“God made the animals to do each what it likes, without sin. But he made man to do more than what he likes; namely, to do what he ought.” — Charles Kingsley
I know a ton of people — perhaps most Christians — who would “Amen” this and think it captures something very profound. But if it does, it is profound falsehood. I do not disagree that doing what we ought is important. What I disagree with is specifically what Kingsley says, which is that we were created for that reason. We cannot get anywhere in the spiritual life if we start with sloppy theology like this.
We were made not to obey a moral code, but to live in love. Adam and Eve were created for fellowship with God. There is no mention of morality or purity because when we are living in right relationship to God, those things take care of themselves. They are good things, but we cannot find God simply by being moral. If we start with God’s love, we have a good chance of ending with it. If we start from a purity code, we can’t get to love from there.
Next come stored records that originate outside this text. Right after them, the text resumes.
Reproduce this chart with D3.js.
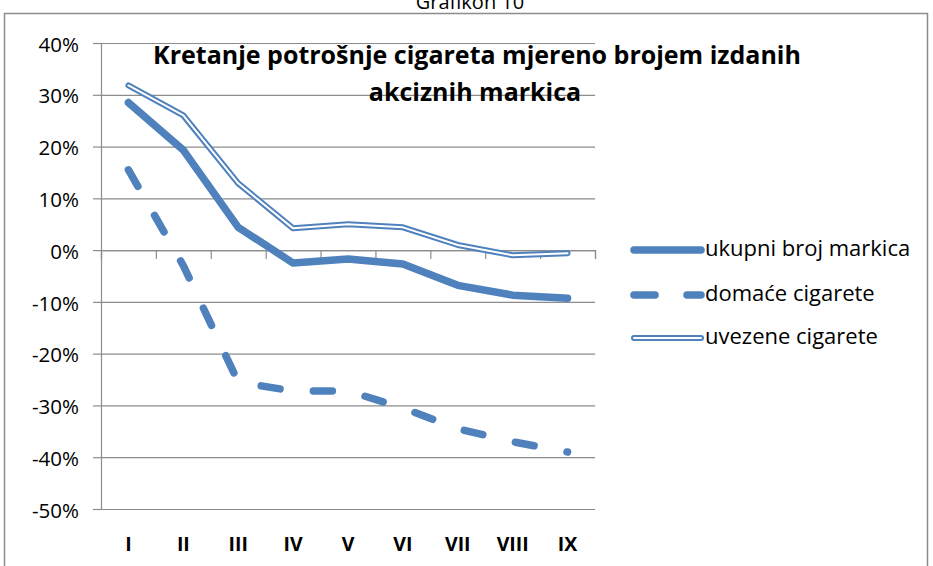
<!DOCTYPE html>
<html>
<head>
<meta charset="utf-8">
<script src="https://cdn.jsdelivr.net/npm/d3@7"></script>
<style>
  body { margin: 0; background: #fff; }
  text { font-family: "Open Sans", sans-serif; fill: #000; }
</style>
</head>
<body>
<svg id="chart" width="933" height="566"></svg>
<script>
// data
var months = ["I", "II", "III", "IV", "V", "VI", "VII", "VIII", "IX"];
var seriesNames = ["ukupni broj markica", "domaće cigarete", "uvezene cigarete"];
var ukupni = [0.285, 0.193, 0.044, -0.025, -0.017, -0.027, -0.068, -0.087, -0.093];
var domace = [0.155, -0.03, -0.255, -0.272, -0.272, -0.305, -0.345, -0.37, -0.39];
var uvezene = [0.318, 0.26, 0.129, 0.042, 0.05, 0.044, 0.01, -0.01, -0.006];
var yTicks = [-0.5, -0.4, -0.3, -0.2, -0.1, 0, 0.1, 0.2, 0.3, 0.4];

var blue = "#4f81bd";
var svg = d3.select("#chart");

// outer frame + caption
svg.append("rect").attr("x", 4.5).attr("y", 13.5).attr("width", 923).attr("height", 570)
  .attr("fill", "none").attr("stroke", "#8c8c8c").attr("stroke-width", 1.5);
svg.append("text").attr("x", 470).attr("y", 9).attr("text-anchor", "middle")
  .style("font-size", "20px").text("Grafikon 10");

var x = d3.scaleBand().domain(months).range([101, 595]);
var xb = d3.scaleLinear().domain([0, months.length]).range([101, 595]);
var y = d3.scaleLinear().domain([-0.5, 0.4]).range([509, 43]);
var px = function(i) { return x(months[i]) + x.bandwidth() / 2; };

// gridlines
var grid = svg.append("g").attr("transform", "translate(101,0)")
  .call(d3.axisLeft(y).tickValues(yTicks).tickSize(-(595 - 101)).tickFormat(""));
grid.select(".domain").remove();
grid.selectAll("line").attr("stroke", "#8c8c8c").attr("stroke-width", 1.2);

// y axis
var yAxis = svg.append("g").attr("transform", "translate(101,0)")
  .call(d3.axisLeft(y).tickValues(yTicks).tickSize(8).tickPadding(14)
    .tickFormat(function(d) { return Math.round(d * 100) + "%"; }));
yAxis.select(".domain").attr("stroke", "#8c8c8c").attr("stroke-width", 1.2);
yAxis.selectAll("line").attr("stroke", "#8c8c8c").attr("stroke-width", 1.2);
yAxis.selectAll("text").style("font-size", "20.5px").attr("fill", "#222").attr("dy", "0.4em");

// x axis on the zero line, ticks at band edges
var xAxis = svg.append("g").attr("transform", "translate(0," + y(0) + ")")
  .call(d3.axisBottom(xb).ticks(months.length).tickSize(9).tickFormat(""));
xAxis.select(".domain").attr("stroke", "#8c8c8c").attr("stroke-width", 1.2);
xAxis.selectAll("line").attr("stroke", "#8c8c8c").attr("stroke-width", 1.2);

// category labels under the plot
var xLab = svg.append("g").attr("transform", "translate(0,509)")
  .call(d3.axisBottom(x).tickSize(0).tickPadding(28));
xLab.select(".domain").remove();
xLab.selectAll("text").style("font-size", "19.5px").style("font-weight", "bold").attr("fill", "#111");

// chart title
var title = svg.append("text").attr("text-anchor", "middle").style("font-size", "25px").style("font-weight", "bold");
title.append("tspan").attr("x", 477).attr("y", 64).text("Kretanje potrošnje cigareta mjereno brojem izdanih");
title.append("tspan").attr("x", 475).attr("y", 101).text("akciznih markica");

var line = d3.line().x(function(d, i) { return px(i); }).y(function(d) { return y(d); });

// uvezene: double line
svg.append("path").datum(uvezene).attr("d", line).attr("fill", "none")
  .attr("stroke", blue).attr("stroke-width", 6).attr("stroke-linejoin", "round").attr("stroke-linecap", "round");
svg.append("path").datum(uvezene).attr("d", line).attr("fill", "none")
  .attr("stroke", "#fff").attr("stroke-width", 2).attr("stroke-linejoin", "round").attr("stroke-linecap", "round");

// ukupni: thick solid
svg.append("path").datum(ukupni).attr("d", line).attr("fill", "none")
  .attr("stroke", blue).attr("stroke-width", 7.5).attr("stroke-linejoin", "round").attr("stroke-linecap", "round");

// domace: dashed
svg.append("path").datum(domace).attr("d", line).attr("fill", "none")
  .attr("stroke", blue).attr("stroke-width", 7.5).attr("stroke-linecap", "round")
  .attr("stroke-dasharray", "19,33.5");

// legend
var leg = svg.append("g");
var legY = [250, 295, 338];
seriesNames.forEach(function(name, i) {
  var g = leg.append("g").attr("transform", "translate(0," + legY[i] + ")");
  if (i === 0) {
    g.append("line").attr("x1", 634).attr("x2", 701).attr("stroke", blue).attr("stroke-width", 7.5).attr("stroke-linecap", "round");
  } else if (i === 1) {
    g.append("line").attr("x1", 634).attr("x2", 701).attr("stroke", blue).attr("stroke-width", 7.5).attr("stroke-linecap", "round")
      .attr("stroke-dasharray", "21,32");
  } else {
    g.append("line").attr("x1", 634).attr("x2", 701).attr("stroke", blue).attr("stroke-width", 6).attr("stroke-linecap", "round");
    g.append("line").attr("x1", 634).attr("x2", 701).attr("stroke", "#fff").attr("stroke-width", 2).attr("stroke-linecap", "round");
  }
  g.append("text").attr("x", 705).attr("y", 6).style("font-size", "22px").attr("fill", "#222").text(name);
});
</script>
</body>
</html>
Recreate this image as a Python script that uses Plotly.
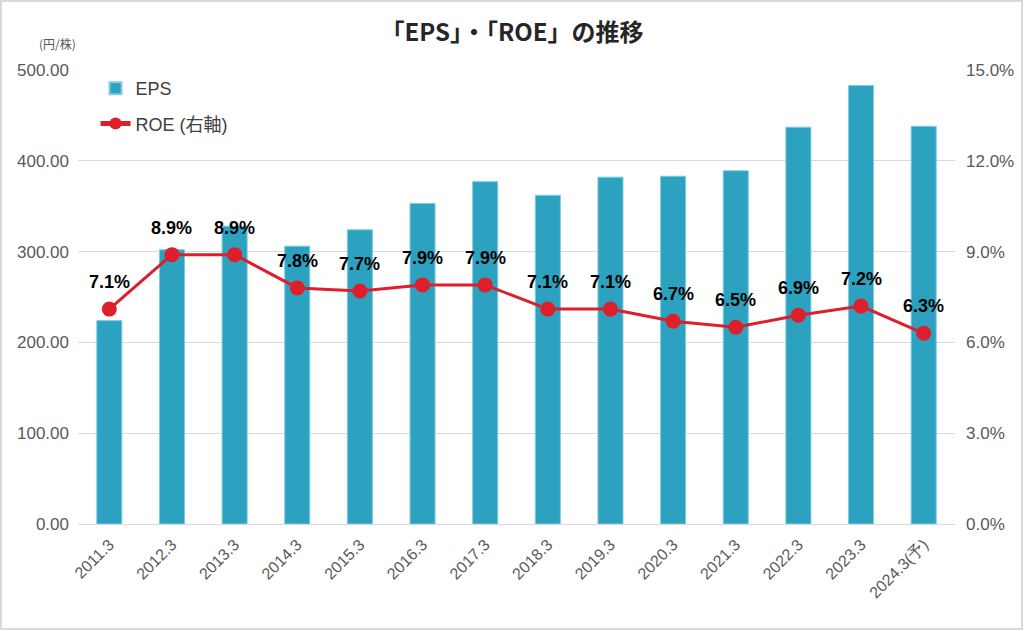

“Most of us were taught that God would love us if and when we change. In fact, God loves you so that you can change. What empowers change, what makes you desirous of change is the experience of love. It is that inherent experience of love that becomes the engine of change. …we’ve been given an inferior message—that God loves me “when” I change (“moralism”). What that does is put it back on you. You’re back to “navel gazing” and you never succeed at that level. You are never holy enough, pure enough, refined enough, or loving enough. Whereas, when you fall into God’s mercy, when you fall into God’s great generosity, you find, seemingly from nowhere, this capacity to change. No one is more surprised than you are. You know it is a gift.” — Richard Rohr
We have to start somewhere. Why not start with God and God’s love, instead of with ourselves and our own efforts? If what we seek is God, then let us begin with God and trust that we cannot but end with God as well. Starting with ourselves can lead to nothing but increasing rigidity, moralism, and perfectionism, since you will necessarily end with magnified versions of whatever you start with. When we don’t think we’re good enough, we’ll live in constant guilt and self-deprecation. In the rare times we do think we’re good enough, we will be arrogant, prideful, and judgmental of others who are less perfect than we are. This is how beginning with morality actually leads to the opposite of spirituality.
There is no future along the path of religious moralism. Since it does not and cannot lead to God, why walk that path to begin with? The question, then, should not be, “How can I do better?” The question should be, “How can I experience the love of God and come to live in it?” That path will create truly moral people — the kind whose morality does not come attached to strings of perfectionism, judgmentalism, and pride.